The Arbuturian, 6 February 2013
By Rachel Fellows
Thanks, GE2

Ideally, you should see Ian Rickson’s production of Harold Pinter’s 'Old Times' twice, due to the two female leads in this cryptic story being played alternately by actresses Kristin Scott Thomas and Lia Williams, with Rufus Sewell sandwiched in the middle. This astonishing production toils with Pinter’s themes of identity and memory to confuse the audience, and the result is nothing short of electric.

This is the first Harold Pinter play to be shown since the former Comedy Theatre was renamed after him. Highly enigmatic, it is the play in which Pinter himself starred when it transferred to Broadway in 1985. First performed in 1971, 'Old Times' was dedicated to and directed by the great Sir Peter Hall with interpretations continuing to differ over who the characters, Deeley, Kate and Anna exactly are – if they can all have existed at the same time and whose memories are to be trusted. It is a lesson in the power of the mind and the unreliability of memory, as the three characters battle to make sense of events that have no doubt been mentally corrupted over the years.

Deeley and his wife, Kate, are preparing to welcome Anna to their quiet seaside home. Once Kate’s only friend, they haven’t seen each other for some 20 years. Deeley, played by Rufus Sewell, has previously heard nothing of this old chum of his wife’s and is intrigued. A gleefully prying schoolboy who wants to know everything, Sewell shows us a cheeky, quirky, confident persona with that famous glint in his eye.

Kristin Scott Thomas as Kate is withdrawn and reticent in talking about her former friendship – either she can’t or she won’t remember much about it – brooding with a power that only she can muster: pregnant silences and distant gazes are occasionally interjected with sharp, sometimes cutting remarks. It takes a special gift to be able to move an entire theatre with the merest crook of your neck. She occasionally seems amused by the conversation that wafts on around her, and sometimes irritation creeps into her eyes, but her Kate is unnervingly controlled until her final, terrifying outburst towards the end.

Lia Williams is somewhat brassy as Anna, gasping for breath as she waxes lyrical about the good old days in London when the two women were girls, everything sounding just that bit too good to be true. Deeley and Anna bond over their shared mischievous streak, flirting over the things she and Kate may have got up to in their youth, but such dangerous playfulness always ends in tears, and Anna’s visit quickly unravels as even the nonchalant Deeley gets riled by the snatched glances and whispers between the two women that suggest there might have been more to their relationship than pure friendship.

Deeley and Anna increasingly compete for Kate’s attention until the competition becomes fearsome when Deeley finally bellows that his wife’s passion is his “province.” The tension thus evoked between all sides of this love triangle is both palpable and nerve-wracking.

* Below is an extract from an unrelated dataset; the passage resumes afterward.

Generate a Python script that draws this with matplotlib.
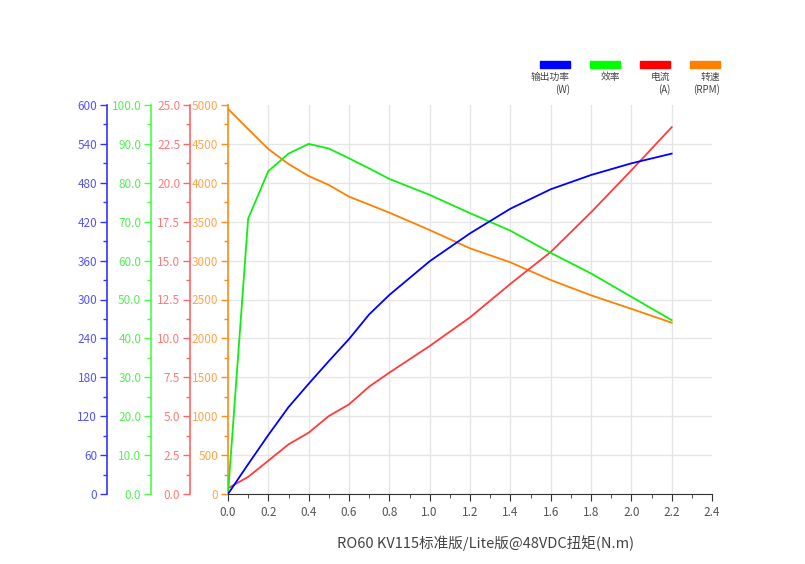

Sewell’s performance is incredibly moving, progressing from jester to wreck as the foundations of his marriage are shaken. During what start out as light-hearted discussions of the past, Deeley is forced to dredge up emotions, to accept that the treasured memories of his wife may not have been as special as he thought.

“I remember you dead,” Kate yells at Anna, who has been forced onto the floor and writhes in fear. Kate has a memory of Anna in their old flat, lying lifeless with dirt covering her face. Clearly that cannot be so if Anna is in front of her now, but the memories from all three characters start to seem dangerously conflated. You won’t necessarily reach the end of the play with an inkling of what’s really going on, but the joke does seem to be on Deeley or, as Pinter described him, “the man defeated by women.”

There is an interpretation of 'Old Times' that posits Kate and Anna as the same person – two sides of the same tortured personality – which would make sense of the confused and unlikely memories that don’t tally. Although there is no explicit endorsement of this theory at the Harold Pinter Theatre, swapping the female roles between the two leads does rather lend itself to this explanation. I can’t decide if Scott Thomas would be more suited to playing Anna, but it would be interesting to observe the different nuances of conversation and facets of character which could be brought out with the luxury of two artistic visions rather than one. Seeing it twice might be the way to clear much of the muddle but that’s not to say one viewing isn’t 100% worth it. This is an affecting play performed astoundingly well – an acting masterclass – which the bold directing only makes more enticing.